Requirements |
Transcribe the data in full and exactly, omitting any pictures.

Supplied data |
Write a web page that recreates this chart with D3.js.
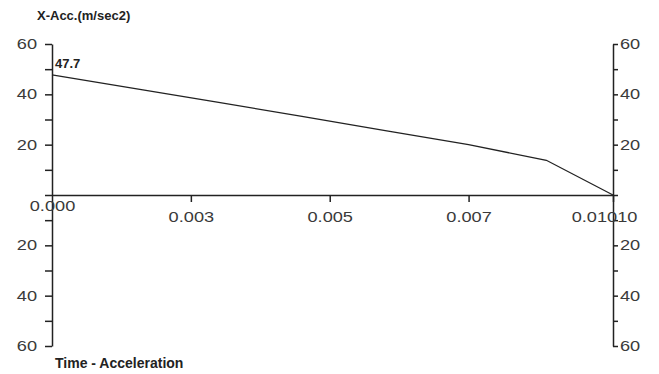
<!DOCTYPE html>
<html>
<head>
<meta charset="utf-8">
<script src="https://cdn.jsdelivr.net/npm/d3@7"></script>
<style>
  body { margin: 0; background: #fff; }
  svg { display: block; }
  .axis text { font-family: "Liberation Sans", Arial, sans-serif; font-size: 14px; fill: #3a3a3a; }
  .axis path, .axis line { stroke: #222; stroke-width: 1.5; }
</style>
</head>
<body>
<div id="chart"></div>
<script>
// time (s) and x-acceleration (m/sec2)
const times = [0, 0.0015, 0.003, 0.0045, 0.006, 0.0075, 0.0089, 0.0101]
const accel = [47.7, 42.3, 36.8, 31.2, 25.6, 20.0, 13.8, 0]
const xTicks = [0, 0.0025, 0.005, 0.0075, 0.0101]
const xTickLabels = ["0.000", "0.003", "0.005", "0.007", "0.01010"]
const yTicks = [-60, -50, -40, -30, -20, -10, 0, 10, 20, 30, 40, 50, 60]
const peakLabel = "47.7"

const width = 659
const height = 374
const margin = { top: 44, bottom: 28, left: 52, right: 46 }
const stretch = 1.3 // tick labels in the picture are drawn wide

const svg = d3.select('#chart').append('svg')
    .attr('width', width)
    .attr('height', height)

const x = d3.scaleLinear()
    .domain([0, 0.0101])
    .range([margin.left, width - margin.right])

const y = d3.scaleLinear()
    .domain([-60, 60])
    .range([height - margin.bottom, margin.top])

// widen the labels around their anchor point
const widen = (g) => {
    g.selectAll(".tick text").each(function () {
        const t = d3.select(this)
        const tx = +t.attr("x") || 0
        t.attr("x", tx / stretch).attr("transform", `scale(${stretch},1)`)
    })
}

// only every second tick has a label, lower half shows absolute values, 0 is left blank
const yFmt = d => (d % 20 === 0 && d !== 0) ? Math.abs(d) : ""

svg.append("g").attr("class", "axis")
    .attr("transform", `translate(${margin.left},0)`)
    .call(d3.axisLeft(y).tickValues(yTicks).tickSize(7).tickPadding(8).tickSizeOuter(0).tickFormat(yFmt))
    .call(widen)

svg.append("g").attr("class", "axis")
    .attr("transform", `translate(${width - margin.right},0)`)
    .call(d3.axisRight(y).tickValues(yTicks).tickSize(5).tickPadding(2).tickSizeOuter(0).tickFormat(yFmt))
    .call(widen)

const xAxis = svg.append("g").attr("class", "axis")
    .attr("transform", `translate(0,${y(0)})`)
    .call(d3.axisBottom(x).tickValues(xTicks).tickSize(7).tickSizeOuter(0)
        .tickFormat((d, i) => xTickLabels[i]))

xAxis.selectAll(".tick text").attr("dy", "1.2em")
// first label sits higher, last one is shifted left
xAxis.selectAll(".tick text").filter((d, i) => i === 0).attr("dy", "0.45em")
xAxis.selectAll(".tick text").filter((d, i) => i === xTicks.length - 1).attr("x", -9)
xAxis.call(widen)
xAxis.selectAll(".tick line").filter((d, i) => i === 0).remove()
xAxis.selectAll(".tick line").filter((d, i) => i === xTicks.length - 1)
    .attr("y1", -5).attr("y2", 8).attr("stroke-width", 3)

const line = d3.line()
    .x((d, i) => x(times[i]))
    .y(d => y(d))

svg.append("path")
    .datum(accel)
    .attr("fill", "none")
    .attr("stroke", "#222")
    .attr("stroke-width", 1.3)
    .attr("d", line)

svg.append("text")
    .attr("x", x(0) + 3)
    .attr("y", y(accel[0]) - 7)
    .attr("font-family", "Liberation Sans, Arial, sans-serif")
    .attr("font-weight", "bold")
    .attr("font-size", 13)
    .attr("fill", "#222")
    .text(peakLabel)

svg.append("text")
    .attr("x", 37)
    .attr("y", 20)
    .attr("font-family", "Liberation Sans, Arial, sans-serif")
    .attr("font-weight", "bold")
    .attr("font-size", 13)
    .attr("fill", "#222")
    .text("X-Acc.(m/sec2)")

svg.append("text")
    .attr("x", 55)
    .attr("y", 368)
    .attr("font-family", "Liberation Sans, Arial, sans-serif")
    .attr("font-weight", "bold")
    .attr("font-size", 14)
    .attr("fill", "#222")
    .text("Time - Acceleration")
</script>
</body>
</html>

Correct answer |
Write a web page that recreates this chart with D3.js.
<!DOCTYPE html>
<html>
<head>
<meta charset="utf-8">
<script src="https://cdn.jsdelivr.net/npm/d3@7"></script>
<style>
  body { margin: 0; background: #fff; }
  svg { display: block; }
  .axis text { font-family: "Liberation Sans", Arial, sans-serif; font-size: 14px; fill: #3a3a3a; }
  .axis path, .axis line { stroke: #222; stroke-width: 1.5; }
</style>
</head>
<body>
<div id="chart"></div>
<script>
// time (s) and x-acceleration (m/sec2)
const times = [0, 0.0015, 0.003, 0.0045, 0.006, 0.0075, 0.0089, 0.0101]
const accel = [47.7, 42.3, 36.8, 31.2, 25.6, 20.0, 13.8, 0]
const xTicks = [0, 0.0025, 0.005, 0.0075, 0.0101]
const xTickLabels = ["0.000", "0.003", "0.005", "0.007", "0.01010"]
const yTicks = [-60, -50, -40, -30, -20, -10, 0, 10, 20, 30, 40, 50, 60]
const peakLabel = "47.7"

const width = 659
const height = 374
const margin = { top: 44, bottom: 28, left: 52, right: 46 }
const stretch = 1.3 // tick labels in the picture are drawn wide

const svg = d3.select('#chart').append('svg')
    .attr('width', width)
    .attr('height', height)

const x = d3.scaleLinear()
    .domain([0, 0.0101])
    .range([margin.left, width - margin.right])

const y = d3.scaleLinear()
    .domain([-60, 60])
    .range([height - margin.bottom, margin.top])

// widen the labels around their anchor point
const widen = (g) => {
    g.selectAll(".tick text").each(function () {
        const t = d3.select(this)
        const tx = +t.attr("x") || 0
        t.attr("x", tx / stretch).attr("transform", `scale(${stretch},1)`)
    })
}

// only every second tick has a label, lower half shows absolute values, 0 is left blank
const yFmt = d => (d % 20 === 0 && d !== 0) ? Math.abs(d) : ""

svg.append("g").attr("class", "axis")
    .attr("transform", `translate(${margin.left},0)`)
    .call(d3.axisLeft(y).tickValues(yTicks).tickSize(7).tickPadding(8).tickSizeOuter(0).tickFormat(yFmt))
    .call(widen)

svg.append("g").attr("class", "axis")
    .attr("transform", `translate(${width - margin.right},0)`)
    .call(d3.axisRight(y).tickValues(yTicks).tickSize(5).tickPadding(2).tickSizeOuter(0).tickFormat(yFmt))
    .call(widen)

const xAxis = svg.append("g").attr("class", "axis")
    .attr("transform", `translate(0,${y(0)})`)
    .call(d3.axisBottom(x).tickValues(xTicks).tickSize(7).tickSizeOuter(0)
        .tickFormat((d, i) => xTickLabels[i]))

xAxis.selectAll(".tick text").attr("dy", "1.2em")
// first label sits higher, last one is shifted left
xAxis.selectAll(".tick text").filter((d, i) => i === 0).attr("dy", "0.45em")
xAxis.selectAll(".tick text").filter((d, i) => i === xTicks.length - 1).attr("x", -9)
xAxis.call(widen)
xAxis.selectAll(".tick line").filter((d, i) => i === 0).remove()
xAxis.selectAll(".tick line").filter((d, i) => i === xTicks.length - 1)
    .attr("y1", -5).attr("y2", 8).attr("stroke-width", 3)

const line = d3.line()
    .x((d, i) => x(times[i]))
    .y(d => y(d))

svg.append("path")
    .datum(accel)
    .attr("fill", "none")
    .attr("stroke", "#222")
    .attr("stroke-width", 1.3)
    .attr("d", line)

svg.append("text")
    .attr("x", x(0) + 3)
    .attr("y", y(accel[0]) - 7)
    .attr("font-family", "Liberation Sans, Arial, sans-serif")
    .attr("font-weight", "bold")
    .attr("font-size", 13)
    .attr("fill", "#222")
    .text(peakLabel)

svg.append("text")
    .attr("x", 37)
    .attr("y", 20)
    .attr("font-family", "Liberation Sans, Arial, sans-serif")
    .attr("font-weight", "bold")
    .attr("font-size", 13)
    .attr("fill", "#222")
    .text("X-Acc.(m/sec2)")

svg.append("text")
    .attr("x", 55)
    .attr("y", 368)
    .attr("font-family", "Liberation Sans, Arial, sans-serif")
    .attr("font-weight", "bold")
    .attr("font-size", 14)
    .attr("fill", "#222")
    .text("Time - Acceleration")
</script>
</body>
</html>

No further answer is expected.